New version for M2.5
Minimax M2.5 just dropped https://huggingface.co/MiniMaxAI/MiniMax-M2.5
had great experience with this fp8-int4-awq, could you re-create with M2.5? thanks.
Thanks for the extremely good quants!
Since it's like a single line of config, could you please include Greek in the calibration data ("calibrate_software_engineer.yaml")? Or other European langs perhaps?
But even better, because I don't like just requesting things without helping, I created a small curated dataset based on EuroBlocks that contains 34 samples, each one in a different language. The config for your YAML (I think I got it correct):
- dataset: droussis/euroblocks_sft_1sample_per_lang
split: train
columns: [conversations]
formatter: chat_completion
num_samples: 34
That's because a recurrent problem I've seen is that AWQ models are usually lobotomized in languages that the original (e.g. FP8) model shines.
Thank you very much in advance and keep up the good work!
My script has been cooking already and I missed this convo.
Thanks for the dataset, I wasn't aware of this when I looked for multilingual. I'll try to integrate it for next quants or if somehow this one fails (happens with OOM or out of disk space sometimes ...).
Given the very diverse dataset, I hope all experts have activation spikes that reach their maximum and so the AWQ quantize them correctly.

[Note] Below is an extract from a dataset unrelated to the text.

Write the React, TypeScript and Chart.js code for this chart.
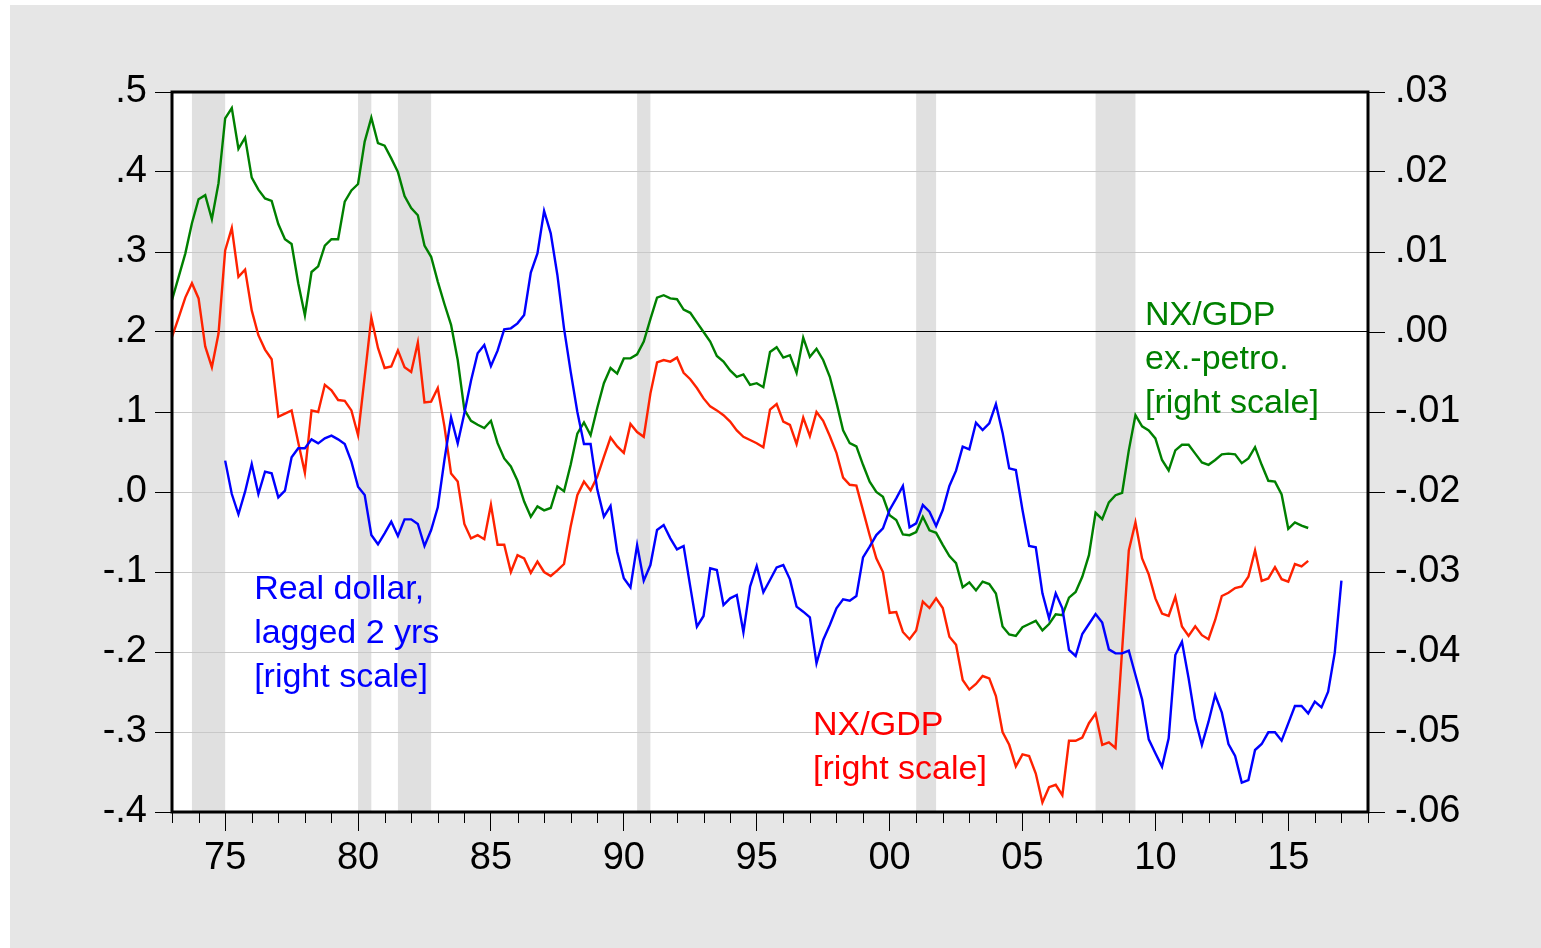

The dequantized-BF16 + INT4-AWQ is out https://huggingface.co/mratsim/Minimax-M2.5-BF16-INT4-AWQ
Next is replacing the dequantized-BF16 self-attention with original FP8.
I've been thinking
That's because a recurrent problem I've seen is that AWQ models are usually lobotomized in languages that the original (e.g. FP8) model shines.
I think that's because most people don't create a modeling files to ensure calibration of all experts like I've done in https://github.com/vllm-project/llm-compressor/pull/2171
This leads to this kind of degradation I mention in my README
Credits: https://avtc.github.io/aquarium-side-by-side/
If say Greek and math are delegated to a specific experts, and it's not given any token because narrow calibrations et as well, the AWQ algorithm might assume that it's activation range is -0.001 to +0.001 and then when it receives Greek it's effectively lobotomized.
Re MiniMax-M2.5 - Following accuracy degradation concerns after using the new batch_size=32 feature in LLMcompressor I have reuploaded quants with batch_size=1 to ensure my calibration dataset is passed as-is and not truncated to the shortest sequence in the batch. Please redownload for highest quality! (see thread https://huggingface.co/mratsim/MiniMax-M2.5-BF16-INT4-AWQ/discussions/4)
This includes @droussis Greek request and dataset
Thank you very much!